Brief: Begin with the first line below and retype each line exactly through the line containing "const yDecimals = [2, 3, 4];". Any pictures are to be left out.

## begin Available data

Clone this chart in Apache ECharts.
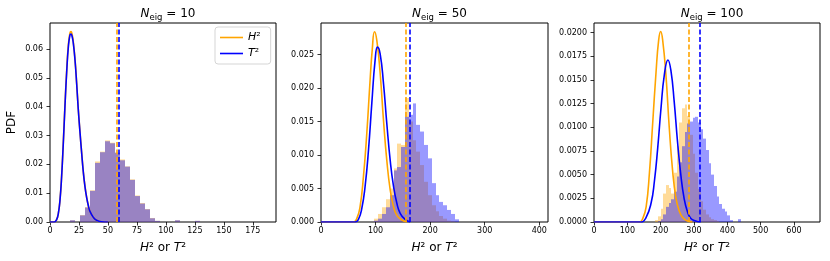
<!DOCTYPE html>
<html><head><meta charset="utf-8">
<script src="https://cdn.jsdelivr.net/npm/echarts@6/dist/echarts.min.js"></script>
<style>html,body{margin:0;padding:0;background:#fff}#c{width:830px;height:261px}</style>
</head><body><div id="c"></div>
<script>
// ---------- data ----------
const nEig = ['10', '50', '100'];
const xMax = [195, 416, 678];
const yMax = [0.069, 0.0297, 0.021];
const xTicks1 = [0, 25, 50, 75, 100, 125, 150, 175];
const xTicks2 = [0, 100, 200, 300, 400];
const xTicks3 = [0, 100, 200, 300, 400, 500, 600];
const yTicks1 = [0, 0.01, 0.02, 0.03, 0.04, 0.05, 0.06];
const yTicks2 = [0, 0.005, 0.01, 0.015, 0.02, 0.025];
const yTicks3 = [0, 0.0025, 0.005, 0.0075, 0.01, 0.0125, 0.015, 0.0175, 0.02];
const yDecimals = [2, 3, 4];

// dashed vertical lines (H², T²)
const hLine = [58.0, 154.5, 284];
const tLine = [59.6, 163.5, 316];

// histograms: bin edges and densities
const edges1 = [17.2, 21.5, 25.9, 30.2, 34.5, 38.9, 43.2, 47.5, 51.8, 56.2, 60.5, 64.8, 69.2, 73.5, 77.8, 82.2, 86.5, 90.8, 95.1, 99.5, 103.8, 108.1, 112.5, 116.8, 121.1, 125.5, 129.8];
const h1Hist = [0.0006, 0, 0.0024, 0.0052, 0.0110, 0.0210, 0.0244, 0.0283, 0.0275, 0.0241, 0.0217, 0.0193, 0.0148, 0.0092, 0.0066, 0.0045, 0.0014, 0.0004, 0, 0, 0, 0.0006, 0, 0, 0, 0.0004];
const t1Hist = [0.0006, 0, 0.0023, 0.0050, 0.0108, 0.0205, 0.0242, 0.0280, 0.0273, 0.0240, 0.0214, 0.0192, 0.0146, 0.0090, 0.0064, 0.0044, 0.0013, 0.0004, 0, 0, 0, 0.0006, 0, 0, 0, 0.0004];

const edges2 = [98, 105, 112, 119, 126, 133, 140, 147, 154, 161, 168, 175, 182, 189, 196, 203, 210, 217, 224, 231, 238, 245, 252];
const h2Hist = [0.0005, 0.0012, 0.0022, 0.0034, 0.0050, 0.0080, 0.0117, 0.0115, 0.0185, 0.0150, 0.0122, 0.0105, 0.0085, 0.0060, 0.0040, 0.0025, 0.0016, 0.0009, 0.0005, 0.0002, 0.0001, 0];
const t2Hist = [0.0002, 0.0005, 0.0012, 0.0022, 0.0040, 0.0077, 0.0082, 0.0112, 0.0157, 0.0160, 0.0177, 0.0145, 0.0135, 0.0115, 0.0095, 0.0058, 0.0040, 0.0030, 0.0025, 0.0018, 0.0012, 0.0004];

const edges3 = [184, 192, 200, 208, 216, 224, 232, 240, 248, 256, 264, 272, 280, 288, 296, 304, 312, 320, 328, 336, 344, 352, 360, 368, 376, 384, 392, 400, 408, 416, 424, 432, 440, 448, 456];
const h3Hist = [0.0002, 0.0006, 0.0014, 0.0030, 0.0039, 0.0036, 0.0030, 0.0052, 0.0080, 0.0105, 0.0120, 0.0124, 0.0112, 0.0092, 0.0072, 0.0052, 0.0035, 0.0022, 0.0013, 0.0008, 0.0005, 0.0003, 0.0002, 0.0001, 0, 0, 0, 0, 0, 0, 0, 0, 0, 0];
const t3Hist = [0, 0.0001, 0.0003, 0.0008, 0.0016, 0.0020, 0.0024, 0.0032, 0.0048, 0.0063, 0.0080, 0.0095, 0.0104, 0.0106, 0.0110, 0.0111, 0.0105, 0.0098, 0.0088, 0.0076, 0.0062, 0.0050, 0.0038, 0.0027, 0.0019, 0.0014, 0.0011, 0.0007, 0.0002, 0, 0, 0.0003, 0, 0];

// PDF curves
const c1x = [0, 3.7, 5.7, 7.2, 8.6, 10.0, 11.5, 12.9, 14.4, 15.8, 17.2, 18.1, 19.0, 20.1, 21.6, 23.0, 24.4, 25.9, 27.3, 28.7, 30.1, 31.6, 33.0, 34.5, 37.4, 40.2, 44.5, 50];
const h1y = [0, 0, 0.0008, 0.003, 0.0076, 0.0157, 0.0278, 0.0405, 0.0525, 0.0613, 0.0655, 0.0660, 0.0652, 0.0625, 0.0563, 0.0482, 0.0392, 0.0311, 0.0241, 0.0176, 0.0126, 0.0086, 0.0058, 0.0037, 0.0016, 0.0006, 0.0001, 0];
const t1y = [0, 0, 0.0008, 0.003, 0.0075, 0.0155, 0.0275, 0.0400, 0.0520, 0.0605, 0.0648, 0.0652, 0.0645, 0.0620, 0.0560, 0.0480, 0.0390, 0.0310, 0.0240, 0.0175, 0.0125, 0.0085, 0.0058, 0.0037, 0.0016, 0.0006, 0.0001, 0];

const h2x = [0, 59, 65.5, 71.6, 77.8, 83.9, 90, 94, 98, 102.3, 108.4, 114.5, 120.6, 126.8, 132.9, 139, 148.2, 157.4];
const h2y = [0, 0, 0.0005, 0.0023, 0.0068, 0.0132, 0.0212, 0.0258, 0.0284, 0.0271, 0.0222, 0.0152, 0.0092, 0.0048, 0.0023, 0.0010, 0.0003, 0];
const t2x = [0, 62.5, 68.6, 74.7, 80.8, 87, 93.1, 99.2, 103.5, 108.4, 114.5, 120.6, 126.8, 132.9, 139, 145.1, 154.3, 163.5];
const t2y = [0, 0, 0.0004, 0.0020, 0.0053, 0.0107, 0.0177, 0.0242, 0.0261, 0.0251, 0.0207, 0.0147, 0.0092, 0.0053, 0.0028, 0.0013, 0.0004, 0];

const h3x = [0, 136.6, 146.5, 156.4, 166.3, 176.2, 186.1, 194, 200, 206, 215.8, 225.7, 235.6, 245.5, 255.4, 265.3, 280.2, 295];
const h3y = [0, 0, 0.0004, 0.0016, 0.0052, 0.0105, 0.0158, 0.0192, 0.0201, 0.0192, 0.0155, 0.0100, 0.0055, 0.0026, 0.0012, 0.0005, 0.0001, 0];
const t3x = [0, 141.6, 156.4, 171.3, 181.2, 191.1, 201, 210.9, 221.8, 230.7, 240.6, 250.5, 260.4, 270.3, 280.2, 290.1, 305, 320];
const t3y = [0, 0, 0.0005, 0.0020, 0.0043, 0.0078, 0.0120, 0.0155, 0.0171, 0.0160, 0.0127, 0.0085, 0.0050, 0.0025, 0.0011, 0.0004, 0.0001, 0];

// ---------- build ----------
const ORANGE = '#FFA500', BLUE = '#0000FF';
const HFILL = 'rgba(255,165,0,0.4)', TFILL = 'rgba(0,0,255,0.4)';
const FONT = 'DejaVu Sans';
const gridLeft = [50, 321, 594], gridWidth = [226, 227, 226];
const xTicks = [xTicks1, xTicks2, xTicks3];
const yTicks = [yTicks1, yTicks2, yTicks3];
const edgesAll = [edges1, edges2, edges3];
const hHist = [h1Hist, h2Hist, h3Hist], tHist = [t1Hist, t2Hist, t3Hist];
const hCurve = [[c1x, h1y], [h2x, h2y], [h3x, h3y]];
const tCurve = [[c1x, t1y], [t2x, t2y], [t3x, t3y]];

function histSeries(i, edges, vals, fill) {
  return {
    type: 'custom', xAxisIndex: i, yAxisIndex: i, silent: true, z: 1, clip: true,
    data: vals.map((v, k) => [edges[k], edges[k + 1], v]),
    encode: { x: [0, 1], y: 2 },
    renderItem: function (params, api) {
      const p0 = api.coord([api.value(0), api.value(2)]);
      const p1 = api.coord([api.value(1), 0]);
      const x0 = Math.round(p0[0]), x1 = Math.round(p1[0]);
      return { type: 'rect', shape: { x: x0, y: p0[1], width: x1 - x0, height: p1[1] - p0[1] }, style: { fill: fill } };
    }
  };
}
function curveSeries(i, name, xy, color, vline, z) {
  return {
    type: 'line', name: name, xAxisIndex: i, yAxisIndex: i, symbol: 'none', showSymbol: false,
    smooth: 0.5, z: z, silent: true,
    data: xy[0].map((x, k) => [x, xy[1][k]]),
    lineStyle: { color: color, width: 1.6, join: 'round' }, itemStyle: { color: color },
    markLine: {
      silent: true, symbol: ['none', 'none'], label: { show: false }, animation: false,
      lineStyle: { color: color, width: 1.6, type: [5, 2.5] },
      emphasis: { disabled: true },
      data: [{ xAxis: vline }]
    }
  };
}

const grids = [], xAxes = [], yAxes = [], series = [], titles = [];
for (let i = 0; i < 3; i++) {
  grids.push({ left: gridLeft[i], top: 23, width: gridWidth[i], height: 199, show: true, borderColor: '#000', borderWidth: 1, backgroundColor: 'transparent' });
  xAxes.push({
    type: 'value', gridIndex: i, min: 0, max: xMax[i],
    axisLine: { show: false }, splitLine: { show: false },
    axisTick: { show: true, length: 3.5, lineStyle: { color: '#000', width: 0.8 }, customValues: xTicks[i] },
    axisLabel: { customValues: xTicks[i], margin: 5, fontSize: 8, fontFamily: FONT, color: '#000' },
    name: '{i|H}² or {i|T}²', nameLocation: 'middle', nameGap: 20,
    nameTextStyle: { fontSize: 12, fontFamily: FONT, color: '#000', rich: { i: { fontStyle: 'italic', fontSize: 12, fontFamily: FONT, color: '#000' } } }
  });
  const dec = yDecimals[i];
  yAxes.push({
    type: 'value', gridIndex: i, min: 0, max: yMax[i],
    axisLine: { show: false }, splitLine: { show: false },
    axisTick: { show: true, length: 3.5, lineStyle: { color: '#000', width: 0.8 }, customValues: yTicks[i] },
    axisLabel: { customValues: yTicks[i], margin: 7, fontSize: 8, fontFamily: FONT, color: '#000', formatter: v => v.toFixed(dec) },
    name: i === 0 ? 'PDF' : '', nameLocation: 'middle', nameGap: 32,
    nameTextStyle: { fontSize: 12, fontFamily: FONT, color: '#000' }
  });
  series.push(histSeries(i, edgesAll[i], hHist[i], HFILL));
  series.push(histSeries(i, edgesAll[i], tHist[i], TFILL));
  series.push(curveSeries(i, i === 0 ? 'H2' : 'H2_' + i, hCurve[i], ORANGE, hLine[i], 3));
  series.push(curveSeries(i, i === 0 ? 'T2' : 'T2_' + i, tCurve[i], BLUE, tLine[i], 4));
  titles.push({
    text: '{n|N}{s|eig}{e| = ' + nEig[i] + '}',
    left: gridLeft[i] + gridWidth[i] / 2, top: 0, textAlign: 'center',
    textStyle: {
      fontSize: 12, fontFamily: FONT, color: '#000', fontWeight: 'normal',
      rich: {
        n: { fontSize: 12, fontStyle: 'italic', fontFamily: FONT, color: '#000' },
        s: { fontSize: 8.5, fontFamily: FONT, color: '#000', padding: [8, 0, 0, 0] },
        e: { fontSize: 12, fontFamily: FONT, color: '#000' }
      }
    }
  });
}

const chart = echarts.init(document.getElementById('c'), null, { renderer: 'canvas' });
chart.setOption({
  animation: false,
  backgroundColor: '#fff',
  title: titles,
  legend: {
    data: ['H2', 'T2'], orient: 'vertical', left: 215, top: 27,
    icon: 'rect', itemWidth: 23, itemHeight: 1.6, itemGap: 5, padding: [5, 10, 5, 5],
    borderColor: '#d5d5d5', borderWidth: 1, borderRadius: 3, backgroundColor: 'rgba(255,255,255,0.85)',
    selectedMode: false,
    formatter: n => n === 'H2' ? '{i|H}²' : '{i|T}²',
    textStyle: { fontSize: 11, fontFamily: FONT, color: '#000', rich: { i: { fontStyle: 'italic', fontSize: 11, fontFamily: FONT, color: '#000' } } }
  },
  grid: grids, xAxis: xAxes, yAxis: yAxes, series: series
});
</script></body></html>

## end Available data

Output below:
Clone this chart in Apache ECharts.
<!DOCTYPE html>
<html><head><meta charset="utf-8">
<script src="https://cdn.jsdelivr.net/npm/echarts@6/dist/echarts.min.js"></script>
<style>html,body{margin:0;padding:0;background:#fff}#c{width:830px;height:261px}</style>
</head><body><div id="c"></div>
<script>
// ---------- data ----------
const nEig = ['10', '50', '100'];
const xMax = [195, 416, 678];
const yMax = [0.069, 0.0297, 0.021];
const xTicks1 = [0, 25, 50, 75, 100, 125, 150, 175];
const xTicks2 = [0, 100, 200, 300, 400];
const xTicks3 = [0, 100, 200, 300, 400, 500, 600];
const yTicks1 = [0, 0.01, 0.02, 0.03, 0.04, 0.05, 0.06];
const yTicks2 = [0, 0.005, 0.01, 0.015, 0.02, 0.025];
const yTicks3 = [0, 0.0025, 0.005, 0.0075, 0.01, 0.0125, 0.015, 0.0175, 0.02];
const yDecimals = [2, 3, 4];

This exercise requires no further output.